Il danneggiato, inoltre, ben può dimostrare di avere patito un danno ulteriore rispetto a quello sopra indicato, ad esempio perché il valore dell’immobile perduto era divenuto superiore al prezzo corrisposto, dovendosi considerare che, comunque, la misura del risarcimento non deve essere necessariamente contenuta nei limiti di valore del bene. Peraltro, ben può accadere che detto danno non sussista o sia inferiore a quello indicato, come nell’ipotesi nella quale risulti che il prezzo non è stato pagato (Cass., Sez. 1, n. 17810 del 3 luglio 2019).
Il principio appena enunciato, per quanto specificamente affermato in rapporto alla responsabilità del venditore, deve trovare applicazione anche al fine di determinare l’entità del risarcimento dovuto dal notaio, perché pure in tal caso l’inadempimento viene postulato come determinativo del medesimo danno da evizione totale.
Spetta, poi, al giudice del merito stabilire l’effettiva esistenza ed entità del danno da inadempimento, applicando i criteri esposti.
Si ritiene opportuno precisare che non assume rilievo la circostanza che, nella specie, il danno non sia stato allegato nella prospettiva dell’inutile versamento del prezzo per l’acquisto dell’immobile gravato, ma del valore di questo, essendo ovvio che il mancato versamento del prezzo da parte dell’acquirente costituisca un elemento essenziale per determinare siffatto valore.
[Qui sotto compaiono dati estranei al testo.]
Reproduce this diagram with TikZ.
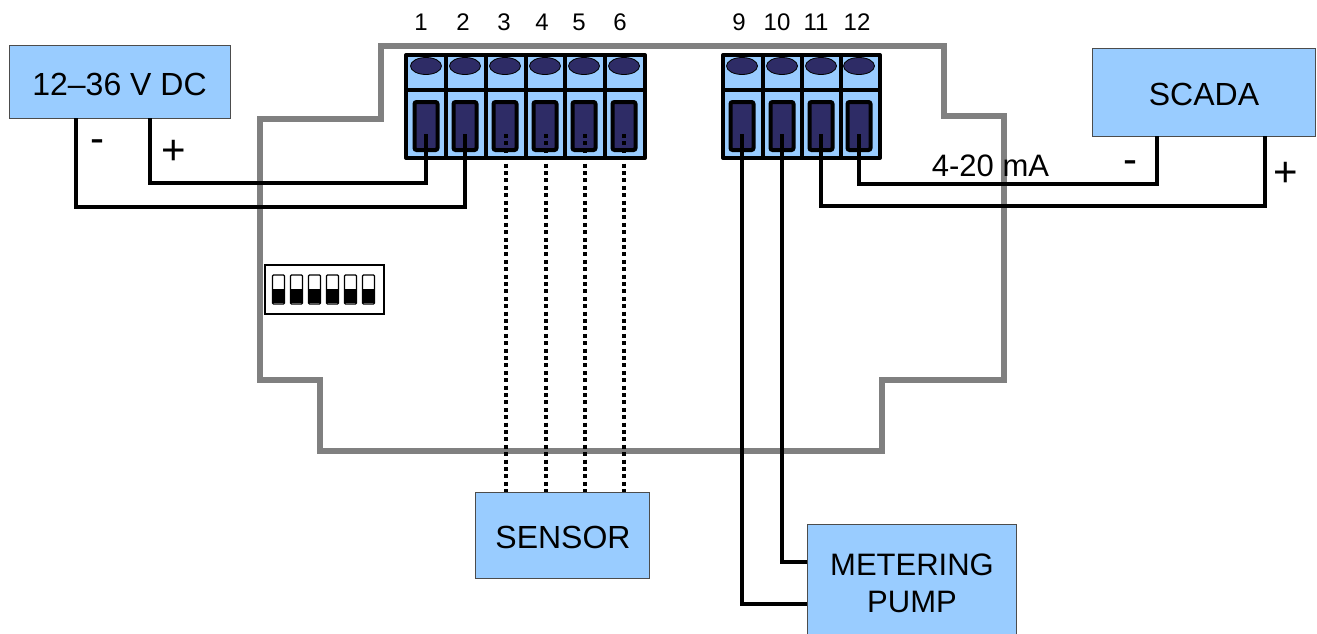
\documentclass[tikz,border=0pt]{standalone}
\usepackage{fontspec}
\setmainfont{Liberation Sans}
\definecolor{lblue}{HTML}{99CCFF}
\definecolor{navy}{HTML}{2E2C66}
\definecolor{edge}{HTML}{808080}
\newcommand{\fsz}[1]{\fontsize{#1}{#1}\selectfont}
\tikzset{
  unit/.style={draw=black!70,line width=0.6pt,fill=lblue,inner sep=0pt,minimum width=#1},
  wire/.style={line width=3.6pt,line join=miter,line cap=butt},
  dotwire/.style={line width=3.6pt,dash pattern=on 4pt off 3.4pt},
  slotbox/.style={draw=black,line width=4pt,fill=navy,rounded corners=2pt,inner sep=0pt,minimum width=23pt,minimum height=48pt},
  screw/.style={ellipse,draw=black,line width=0.8pt,fill=navy,inner sep=0pt,minimum width=31pt,minimum height=17pt},
  num/.style={font=\fsz{24},inner sep=0pt},
  big/.style={font=\fsz{32},inner sep=0pt},
  sign/.style={font=\fsz{42},inner sep=0pt},
  dipsw/.style={draw=black,line width=1.2pt,fill=white,rounded corners=1pt,inner sep=0pt,minimum width=12pt,minimum height=29pt}
}
\usetikzlibrary{shapes.geometric}
\begin{document}
\begin{tikzpicture}[x=1pt,y=-1pt]
\useasboundingbox (0,0) rectangle (1317,634);
% housing outline
\draw[edge,line width=5.5pt,line join=miter] (381,46) -- (944,46) -- (944,116) -- (1004,116) -- (1004,380) -- (882,380) -- (882,451) -- (320,451) -- (320,380) -- (260,380) -- (260,119) -- (381,119) -- cycle;
% DIP switch
\node[draw=black,line width=1.2pt,fill=white,minimum width=119pt,minimum height=49pt,inner sep=0pt] (dip) at (324.5,289.5) {};
\foreach \i/\x in {1/278.5,2/296.5,3/314.5,4/332.5,5/350.5,6/368.5}{
  \node[dipsw] (sw\i) at (\x,289.5) {};
  \fill[black] (\x-6,288.5) rectangle (\x+6,303);
}
% terminal blocks
\foreach \i/\a/\b/\c/\l in {1/406/446/426/421,2/446/486/465/463,3/486/526/505/504,4/526/565/545/542,5/565/605/584/579,6/605/645/624/620,
                         9/723/763/742/739,10/763/802/782/777,11/802/841/821/816,12/841/880/859/857}{
  \fill[lblue] (\a,55) rectangle (\b,158);
  \node[screw] (screw\i) at (\c,66) {};
  \node[slotbox] (slot\i) at (\c,126) {};
  \node[num] (lab\i) at (\l,22) {\i};
  \coordinate (t\i) at (\c,134);
}
\draw[line width=4pt,line join=round] (406,55) rectangle (645,158);
\draw[line width=4pt] (406,90) -- (645,90);
\foreach \x in {446,486,526,565,605}{\draw[line width=4pt] (\x,55) -- (\x,158);}
\draw[line width=4pt,line join=round] (723,55) rectangle (880,158);
\draw[line width=4pt] (723,90) -- (880,90);
\foreach \x in {763,802,841}{\draw[line width=4pt] (\x,55) -- (\x,158);}
% units
\node[unit=221pt,minimum height=73pt] (psu) at (119.5,81.5) {};
\node[big] (psuT) at (119.5,84) {12–36 V DC};
\node[unit=223pt,minimum height=88pt] (scada) at (1204,92) {};
\node[big] (scadaT) at (1204,94) {SCADA};
\node[unit=174pt,minimum height=86pt] (sensor) at (562,535) {};
\node[big] (sensorT) at (563,537) {SENSOR};
\node[unit=209pt,minimum height=110pt] (pump) at (911.5,579) {};
\node[font=\fsz{31},inner sep=0pt] (pumpA) at (912,565) {METERING};
\node[font=\fsz{31},inner sep=0pt] (pumpB) at (912,602) {PUMP};
% wires
\coordinate (psuM) at (76,118);
\coordinate (psuP) at (150,118);
\draw[wire] (psuP) -- (150,183) -- (t1 |- 0,183) -- (t1);
\draw[wire] (psuM) -- (76,207) -- (t2 |- 0,207) -- (t2);
\coordinate (scM) at (1157,136);
\coordinate (scP) at (1265,136);
\draw[wire] (t12) -- (859,184) -- (scM |- 0,184) -- (scM);
\draw[wire] (t11) -- (821,206) -- (scP |- 0,206) -- (scP);
\coordinate (pA) at (807,562);
\coordinate (pB) at (807,604);
\draw[wire] (t10) -- (782,562) -- (pA);
\draw[wire] (t9) -- (742,604) -- (pB);
\foreach \i/\x in {3/506,4/546,5/585,6/624}{
  \coordinate (sn\i) at (\x,492);
  \draw[dotwire] (\x,134) -- (sn\i);
}
% labels
\node[sign] (mLeft) at (97,146) {-};
\node[sign] (pLeft) at (174,152) {+};
\node[font=\fsz{31},inner sep=0pt] (ma) at (990.5,166) {4-20 mA};
\node[sign] (mRight) at (1130,167) {-};
\node[sign] (pRight) at (1286,174) {+};
\end{tikzpicture}
\end{document}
Privo di importanza e’, infine, come pure già sostanzialmente affermato dalla corte distrettuale, il pignoramento dell’immobile ad opera dell’istituto di credito che aveva concesso ad P.A. il mutuo da lei richiesto per comprare il cespite in seguito al mancato pagamento delle relative rate.
Infatti, si tratta di vicenda che non incide sul rapporto fra le parti del presente giudizio e fra la ricorrente e coloro che hanno ottenuto la proprietà della res, ma che, eventualmente, dimostrano il danno che P.A. ha subito in seguito all’inadempimento, da parte di D.M.L., ai suoi obblighi professionali.
Gli ulteriori profili oggetto del ricorso, concernenti la prova dell’avvenuto rilascio in concreto del bene sono da ritenere assorbiti.
2. Il ricorso va, quindi, accolto.
La sentenza impugnata è cassata con rinvio alla Corte di Appello di Napoli, diversa sezione, perché decida la causa nel merito, anche in ordine alle spese del giudizio di legittimità.
PQM
La Corte;
accoglie il ricorso; cassa con rinvio alla Corte di Appello di Napoli, diversa sezione, affinché decida la causa nel merito, anche in ordine alle spese di legittimità.
Così deciso in Roma, nella Camera di consiglio della Sezione Seconda Civile della Corte Suprema di Cassazione, il 7 dicembre 2021.